Überfall am Bahnsteig

Gewalt Nach einer Nazi-Demo werden zwei Rechtsradikale schwer verletzt, einer von ihnen lebensgefährlich. Die Polizei vermutet: Die Täter kommen aus der linken Szene

Die Polizei in Sachsen-Anhalt sucht nach Zeugen des Vorfalls Foto: Jens Wolf/dpa

von Michael Bartsch

In Oschersleben westlich von Magdeburg ist am späten Samstagnachmittag eine Gruppe rechter Demonstranten gezielt angegriffen worden. Dabei wurden am Bahnhof zwei junge Männer schwer verletzt, acht konnten nach Polizeiangaben fliehen. Ein 34-Jähriger schwebt nach einer Notoperation am Kopf seit Sonntag nicht mehr in Lebensgefahr. Ein zweiter Verletzter hat das Krankenhaus nach eigenem Entschluss verlassen. Die Geschädigten stammen alle aus Oschersleben und befanden sich auf dem Rückweg von einer Nazi-Demonstration zum 71. Jahrestag der Bombardierung Magdeburgs. Dieser relativ kleinen Kundgebung mit 230 Teilnehmern standen am Sonnabend 10. 000 Gäste der „Meile der Demokratie“ gegenüber.

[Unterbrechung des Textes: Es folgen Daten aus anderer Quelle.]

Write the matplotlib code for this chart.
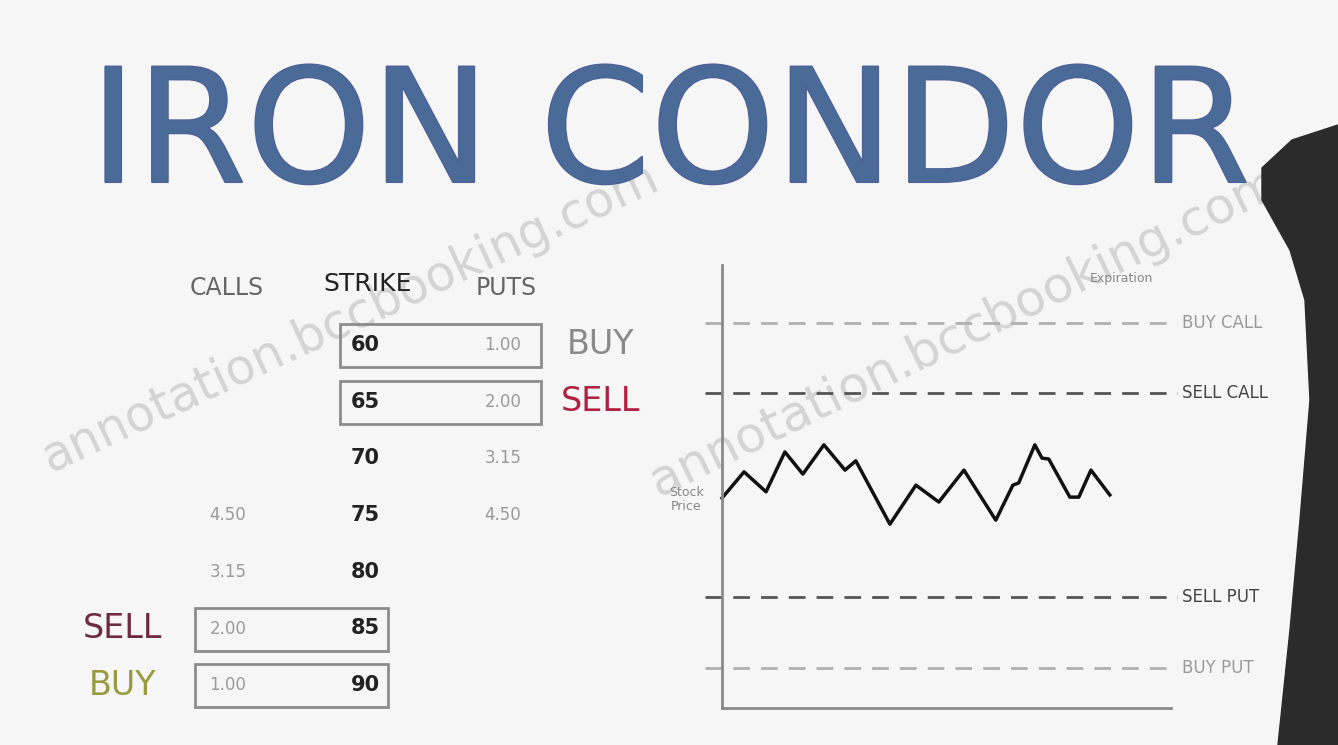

Aus dem äußeren Erscheinungsbild der Angreifer und aus Rufen, die Zeugen gehört haben wollen, schließt die Polizeidirektion Sachsen-Anhalt Nord auf deren linksautonome Orientierung. Die Gruppe von 20 bis 25 Personen war mit Baseballschlägern, Holzlatten und Eisenstangen bewaffnet. Die schwarz Vermummten versteckten sich offenbar am Bahnhof, lauerten den Aussteigenden auf und griffen nach Abfahrt des Zuges an. Die Täter konnten alle fliehen. Bei der Polizeidirektion ist eine vierköpfige Ermittlungsgruppe eingerichtet worden, die sich ausschließlich diesem Überfall widmet und Zeugen sucht.

Bereits am Freitag waren im Vorfeld der Magdeburger Demonstrationen vier Polizisten wahrscheinlich durch Linke verletzt worden. Samstagabend sprach die Polizei dann am Bahnhof Magdeburg-Neustadt 80 Platzverweise gegen Gruppen aus, die einen Zug mit 40 Nazi-Demonstranten erwarteten.

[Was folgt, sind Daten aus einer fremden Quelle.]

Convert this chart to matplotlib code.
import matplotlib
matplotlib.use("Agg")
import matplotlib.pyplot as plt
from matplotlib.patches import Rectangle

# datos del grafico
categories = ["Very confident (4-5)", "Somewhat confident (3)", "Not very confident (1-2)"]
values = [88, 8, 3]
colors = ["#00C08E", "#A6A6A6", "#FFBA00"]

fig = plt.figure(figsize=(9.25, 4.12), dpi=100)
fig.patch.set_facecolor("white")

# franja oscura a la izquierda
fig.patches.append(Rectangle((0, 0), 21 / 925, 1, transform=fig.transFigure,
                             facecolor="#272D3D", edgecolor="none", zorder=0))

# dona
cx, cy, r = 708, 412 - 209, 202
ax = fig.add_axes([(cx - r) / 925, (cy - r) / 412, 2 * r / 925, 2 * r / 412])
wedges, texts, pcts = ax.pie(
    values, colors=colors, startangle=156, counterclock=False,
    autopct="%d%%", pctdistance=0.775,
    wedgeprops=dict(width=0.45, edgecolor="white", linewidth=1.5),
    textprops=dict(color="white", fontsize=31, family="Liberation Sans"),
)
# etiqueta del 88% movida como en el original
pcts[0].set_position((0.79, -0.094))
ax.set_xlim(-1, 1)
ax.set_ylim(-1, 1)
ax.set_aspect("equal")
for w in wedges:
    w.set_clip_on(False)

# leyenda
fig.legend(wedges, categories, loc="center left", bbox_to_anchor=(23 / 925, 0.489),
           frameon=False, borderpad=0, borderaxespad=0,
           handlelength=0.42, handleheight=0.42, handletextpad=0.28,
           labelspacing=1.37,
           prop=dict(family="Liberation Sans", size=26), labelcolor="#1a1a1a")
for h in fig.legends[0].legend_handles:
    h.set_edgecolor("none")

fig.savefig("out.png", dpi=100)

Ob es sich in Oschersleben um eine Reaktion von Linksautonomen auf die Verwüstung des Leipziger Szeneviertels Connewitz am 11.Januar handelte, bleibt Spekulation. Die in Connewitz beheimatete sächsische Landtagsabgeordnete Juliane Nagel (Linkspartei) wollte sich an solchen Mutmaßungen nicht beteiligen. Sie könne aber mit hoher Wahrscheinlichkeit ausschließen, dass die Täter von Oschersleben aus Sachsen oder Leipzig kämen, sagte sie.

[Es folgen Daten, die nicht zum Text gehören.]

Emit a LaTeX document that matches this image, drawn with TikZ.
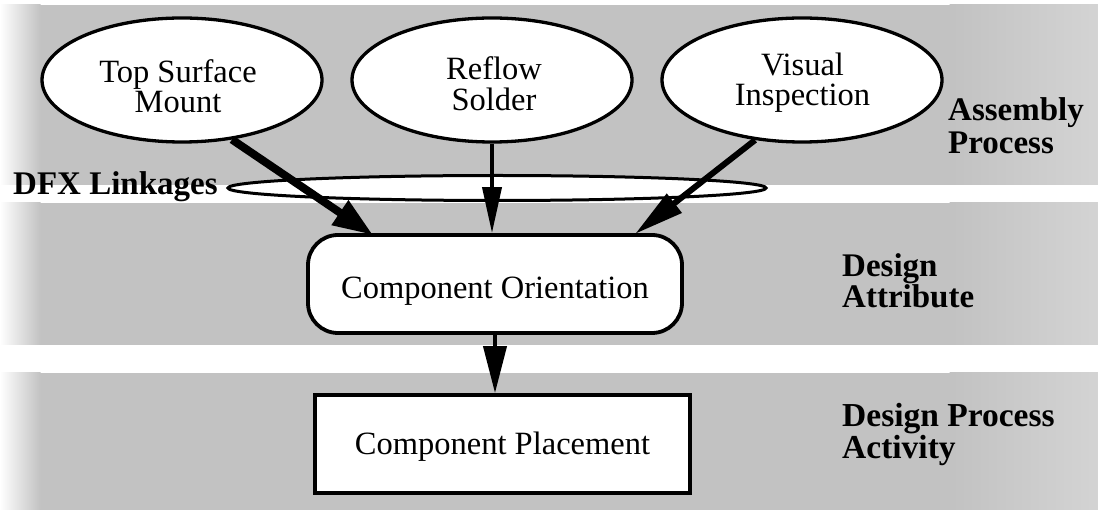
\documentclass[tikz,border=0pt]{standalone}
\usepackage{fontspec}
\setmainfont{Liberation Serif}
\usetikzlibrary{arrows.meta,shapes.geometric}
\definecolor{stipple}{gray}{0.76}
\definecolor{stipplelight}{gray}{0.83}
\begin{document}
\begin{tikzpicture}[x=1pt,y=-1pt,
  proc/.style={ellipse,draw,fill=white,line width=3.3pt,
    minimum width=280pt,minimum height=124pt,inner sep=0pt},
  ptext/.style={font=\fontsize{32.5}{30}\selectfont,align=center,anchor=north,inner sep=0pt},
  box/.style={draw,fill=white,line width=3.8pt,minimum height=98pt,inner sep=0pt,
    font=\fontsize{32.5}{31}\selectfont},
  lab/.style={font=\bfseries\fontsize{33}{33}\selectfont,align=left,inner sep=0pt},
]
\useasboundingbox (0,0) rectangle (1098,510);

% stippled layer bands
\foreach \t/\b in {5/185,203/345,373/510}{
  \fill[stipple] (40,\t) rectangle (950,\b);
  \shade[left color=white,right color=stipple] (0,\t) rectangle (40.5,\b);
  \shade[left color=stipple,right color=stipplelight] (949.5,\t) rectangle (1098,\b);
}

% assembly processes
\node[proc] (tsm) at (182,80) {};
\node[proc] (rs)  at (492,80) {};
\node[proc] (vi)  at (802,80) {};
\node[ptext] (tsmt) at (178,59.8) {Top Surface\\Mount};
\node[ptext,font=\fontsize{32.5}{31}\selectfont] (rst) at (494,56.8) {Reflow\\Solder};
\node[ptext] (vit) at (802.5,52.8) {Visual\\Inspection};

% linkage ring
\node[ellipse,draw,fill=white,line width=3pt,minimum width=538pt,minimum height=25pt,
  inner sep=0pt] (dfx) at (497,188) {};

% design attribute and activity
\node[box,rounded corners=30pt,minimum width=374pt,text height=28.6pt,text depth=0pt]
  (co) at (495,284) {Component Orientation};
\node[box,minimum width=375pt,text height=22pt,text depth=0pt]
  (cp) at (502.5,444) {Component Placement};

\coordinate (t1) at (373,235);
\coordinate (t3) at (635,234);

% connectors
\draw[line width=8pt,-{Triangle[length=40pt,width=28pt]}] (tsm.-50) -- (t1);
\draw[line width=3.8pt,-{Triangle[length=46pt,width=19pt]}] (rs.south) -- (rs.south |- co.north);
\draw[line width=6pt,-{Triangle[length=50pt,width=23pt]}] (vi.-128) -- (t3);
\draw[line width=4pt,-{Triangle[length=47pt,width=23pt]}] (co.south) -- (co.south |- cp.north);

% layer labels
\node[lab,anchor=base west] (dfxl) at (13,195) {DFX Linkages};
\node[lab,anchor=north west] (asm) at (948,97.7) {Assembly\\Process};
\node[lab,anchor=north west,font=\bfseries\fontsize{33}{31}\selectfont] (da) at (842,253.5) {Design\\Attribute};
\node[lab,anchor=north west,font=\bfseries\fontsize{33.5}{27}\selectfont] (dpa) at (842,403.5) {Design Process\\Activity};
\end{tikzpicture}
\end{document}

Die Vermummten versteckten sich offenbar am Bahnhof

Zuvor hatte Wulf Gallert, Linken-Spitzenkandidat zur Landtagswahl in Sachsen-Anhalt, den Überfall verurteilt. „Er erhöht die Akzeptanz für die tägliche rechtsradikale Gewalt“, twitterte er. Ähnlich äußerte sich der Grünen-Abgeordnete Sebastian Striegel. „Wer Nazis schwer verletzt, bedient sich ihrer Methoden und wird ihnen ähnlicher, als er denkt“, schrieb er.

Der Linken-Abgeordneten Henriette Quade ist allerdings auch aufgefallen, dass Eisenstangen sonst eher nicht zur „Bewaffnung“ von Linksextremen gehörten. Mutmaßungen über eine mögliche auswärtige Herkunft der Täter werden durch die Tatsache befeuert, dass in der Magdeburger Börde eher rechte Gruppierungen dominieren. „Oschersleben ist nicht gerade ein Hort der linken Szene“, sagt die Landtagsabgeordnete.